Así que la respuesta que da, lo hace desde la libertad: «Devolved al César lo que es del César y dad a Dios lo que es de Dios». Con esta respuesta parece que Jesús está aceptando el sistema y por lo tanto el pago del tributo. Pero su mensaje es mucho más sencillo: «Si te aprovechas del sistema, te beneficias de él y colaboras con Roma, cumple tus obligaciones con los recaudadores y entrega al César lo que de él viene. Pero no dejes en manos del César lo que viene y pertenece solo a Dios». La respuesta es muy hábil y por lo tanto sortea la trampa que le habían tendido. Este hecho, Lucas lo señala como una de las acusaciones que se presentaron ante Pilato: anda alborotando al pueblo y prohibiendo pagar tributos al César (Lc 23, 2).

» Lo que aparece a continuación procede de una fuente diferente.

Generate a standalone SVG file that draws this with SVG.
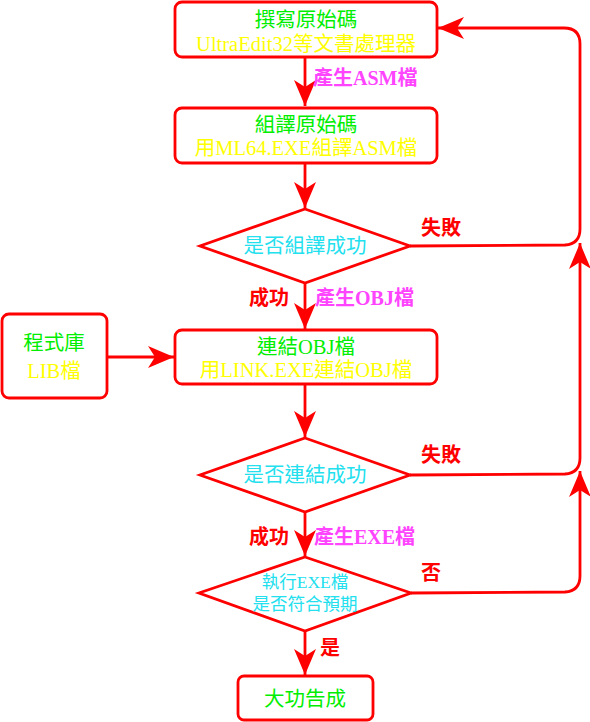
<svg xmlns="http://www.w3.org/2000/svg" width="590" height="722" viewBox="0 0 590 722">
<style>
.box{fill:#fff;stroke:#ff0000;stroke-width:2.8}
.con{fill:none;stroke:#ff0000;stroke-width:2.8}
.t{font-family:"Liberation Serif","Noto Sans CJK TC",serif;font-size:20.5px;text-anchor:middle}
.s{font-size:17.5px}
.g{fill:#00ee00}
.y{fill:#ffff00}
.c{fill:#22e0ee}
.lab{font-family:"Liberation Serif","Noto Sans CJK TC",serif;font-size:20px;font-weight:bold}
.m{fill:#ff44ff}
.r{fill:#ff0000}
</style>
<defs>
<marker id="ah" markerUnits="userSpaceOnUse" markerWidth="32" markerHeight="26" viewBox="-30 -13 32 26" refX="0" refY="0" orient="auto">
<path d="M0,0 Q-12,-5 -26,-11 L-19,0 L-26,11 Q-12,5 0,0 Z" fill="#ff0000"/>
</marker>
</defs>
<g id="connectors">
<path class="con" d="M305,57 L305,106" marker-end="url(#ah)"/>
<path class="con" d="M305,163 L305,208" marker-end="url(#ah)"/>
<path class="con" d="M305,283 L305,329" marker-end="url(#ah)"/>
<path class="con" d="M107,357 L174,357" marker-end="url(#ah)"/>
<path class="con" d="M305,384 L305,437" marker-end="url(#ah)"/>
<path class="con" d="M305,512 L305,556" marker-end="url(#ah)"/>
<path class="con" d="M305,631 L305,675" marker-end="url(#ah)"/>
<path class="con" d="M410,246 L565,245 Q580,244 580,229 L580,44 Q580,28 564,28 L438,28" marker-end="url(#ah)"/>
<path class="con" d="M410,475 L565,474 Q580,473 580,458 L580,243" marker-end="url(#ah)"/>
<path class="con" d="M411,593 L565,592 Q580,591 580,576 L580,471" marker-end="url(#ah)"/>
<text class="lab m" x="313" y="85">產生ASM檔</text>
<text class="lab r" x="421" y="235">失敗</text>
<text class="lab r" x="249" y="305">成功</text>
<text class="lab m" x="315" y="305">產生OBJ檔</text>
<text class="lab r" x="421" y="462">失敗</text>
<text class="lab r" x="249" y="544">成功</text>
<text class="lab m" x="314" y="544">產生EXE檔</text>
<text class="lab r" x="421" y="580">否</text>
<text class="lab r" x="320" y="655">是</text>
</g>
<g id="n1">
<rect class="box" x="175" y="2" width="262" height="55" rx="7"/>
<text class="t g" x="306" y="27">撰寫原始碼</text>
<text class="t y" x="306" y="51">UltraEdit32等文書處理器</text>
</g>
<g id="n2">
<rect class="box" x="175" y="108" width="262" height="55" rx="7"/>
<text class="t g" x="306" y="132">組譯原始碼</text>
<text class="t y" x="306" y="155">用ML64.EXE組譯ASM檔</text>
</g>
<g id="d1">
<polygon class="box" points="305,209 410,246 305,283 200,246"/>
<text class="t c" x="305" y="253">是否組譯成功</text>
</g>
<g id="lib">
<rect class="box" x="2" y="314" width="105" height="84" rx="7"/>
<text class="t g" x="54" y="350">程式庫</text>
<text class="t y" x="54" y="378">LIB檔</text>
</g>
<g id="n3">
<rect class="box" x="175" y="330" width="262" height="54" rx="7"/>
<text class="t g" x="306" y="354">連結OBJ檔</text>
<text class="t y" x="306" y="377">用LINK.EXE連結OBJ檔</text>
</g>
<g id="d2">
<polygon class="box" points="305,438 410,475 305,512 200,475"/>
<text class="t c" x="305" y="482">是否連結成功</text>
</g>
<g id="d3">
<polygon class="box" points="305,557 411,593 305,631 199,593"/>
<text class="t s c" x="305" y="588">執行EXE檔</text>
<text class="t s c" x="305" y="610">是否符合預期</text>
</g>
<g id="n4">
<rect class="box" x="238" y="676" width="135" height="44" rx="6"/>
<text class="t g" x="305" y="706">大功告成</text>
</g>
</svg>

Pero este hecho, no fue solo una trampa, sino que el hecho se remontaba al año 6 de nuestra era. Jesús tendría unos diez o doce años y posiblemente conoció el suceso. Una vez que fue destituido Arquelao como tetrarca de Judea, Roma pasó a gobernar directamente la región. En adelante, los tributos se pagarían directamente al prefecto romano y no a la autoridad judía que estaba subordinada a Roma. La nueva situación provocó una fuerte reacción promovida por un tal Judas, oriundo de Galilea y un fariseo llamado Sadoc. Su planteamiento iba a la raíz: Dios es el «único Señor y dueño de Israel»; pagar el tributo al César era sencillamente negar el señorío del Dios de Israel. En realidad, este era el sentir de todo el pueblo, solo que Judas y Sadoc lo planteaba con radicalidad: los judíos deben aceptar le imperio exclusivo de Yavé sobre la tierra de Israel y negarse a pagar el tributo al César. Roma terminó con aquel movimiento, pero las discusiones no cesaron.
Jesús resultaba un elemento inquietante para quienes vivían del Imperio de Roma: la aristocracia del templo, las familias herodianas y el entorno de los representantes del César. Esto fue lo que los llevó a acusarlo ante Poncio Pilato y sobre su cruz colocaron la inscripción: Este es el rey de los judíos (Mt 27, 37). He aquí la acusación política formal.
Para nuestra exposición hemos utilizado las ideas del libro de Pagola, J.A. (2007). Jesús. Aproximación histórica. Editorial PPC.